Y es tanto el dolor que estos chicos y niños han sufrido en los campos de concentración y en sus vivencias previas, que no se fían de nada. Ni incluso de la buena voluntad de los que les acogen en otro país. Es tal el trauma que cualquier cola les resulta premonitoria de un nuevo fin, que el cambio de ropa les lleva a pensar en lo peor, o que cuando les preguntan por el nombre solo se les ocurre enseñar su número identificativo tatuado en la piel. Porque algunos de estos jóvenes vienen de vivir las traumáticas experiencias de hasta cuatro campos de concentración. Chicos y chicas que llegan con problemas de salud, de malnutrición, de mala higiene dental, de problemas psicológicos y mentales graves. Por fortuna, no tardan en darse cuenta que el lugar donde se encuentran no tiene focos de vigilancia, ni vallas electrificadas, ni crematorios,…
Es Los niños de Windermere una película donde la crítica proporciona una puntuación regular por sus cualidades cinematográficas. Yo le doy una calificación muy alta por su valor histórico y emocional. Vale la pena entender lo que digo con varias escenas:
- Cuando tienen que poner a los niños pequeños a dormir en habitaciones separadas de niños y niñas, y la cuidadora inglesa dice “Me pregunto cómo les habrá afectado todo eso” y la cuidadora alemana le responde, “Vuélvase”… Y ve lo que ve. Porque son supervivientes a cualquier precio, el precio con el que les ha castigado la guerra de los adultos.
- Cuando uno de los jóvenes huye del centro de acogida y al verse libre entre el bosque y el río, sonríe y ríe de alegría por sentir algo así como la libertad.
- Cuando en el primer desayuno salen corriendo del comedor a esconder el pan que estaba en las cestas, porque mantienen ese instinto puro de supervivencia que le ha llevado a seguir vivos.
- Cuando el rabino les enseña inglés o cuando en la escuela dibujan en un papel en blanco sus experiencias. Dibujos que asustan a la profesora, pues son incapaces de retener recuerdos felices de su vida.
Porque cómo olvidar las vivencias de una realidad rodeada de crueldad en la que crecieron estos chicos y chicas polacos judíos, llena de hambre, palizas, tiros, la horca, la cámara de gas, el abandono, la muerte de sus familias,… Difícil educarles en el “olvídalo y céntrate en el futuro”, difícil hacer desaparecer las pesadillas de sus sueños. Y aún así lo que más les preocupaba era saber si podrían recuperar a sus familias.

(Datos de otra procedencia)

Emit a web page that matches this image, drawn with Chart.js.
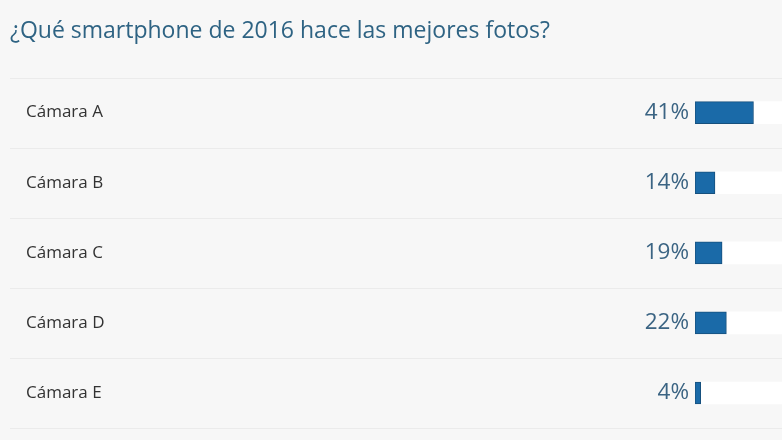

Y en el final de la película, como es habitual en este tipo de obras, aparecen los protagonistas reales, ya ancianos, explicando qué significó Windermere para ellos. Y allí se nos muestran las declaraciones de Arek Hersh, Chaim “Harry” Olmes, Sir Ben Helfgott, Schumel “Sam” Laskier, Ice “Ike” Alterman, Sala Feiermann y Salek Falinower, alguno de aquellos centenares de niños. Y el colofón final: “En total fueron acogidos 732 niños supervivientes del holocausto en Windermere y otras localidades del Reino Unido. Cada años, ellos y sus familias se reúnen para celebrar su supervivencia”.
Y esta es la película de hoy, la sencilla (y cruel) historia de un grupo de niños judíos supervivientes de los campos de exterminio que son acogidos en otro pasión, en una mansión cerca del lago Windermere, con el fin de ayudarlos a superar su traumática experiencia y a reinsertarlos en la sociedad. Una película en la que los propios supervivientes se involucraron en su realización, para hacernos partícipes de esta historia tan poco conocida y sin caer en el sentimentalismo fácil, dejarnos el mensaje de que siempre hay luz para la supervivencia.
Recomendable película para ver en familia con nuestros hijos, como un primer acercamiento a una de las grandes tragedias de la historia de la humanidad. Como siempre, pero en esta película más, ver en versión original: pues aquí cabe diferenciar bien los tres idiomas que se mezclan constantemente: inglés, alemán y jidis.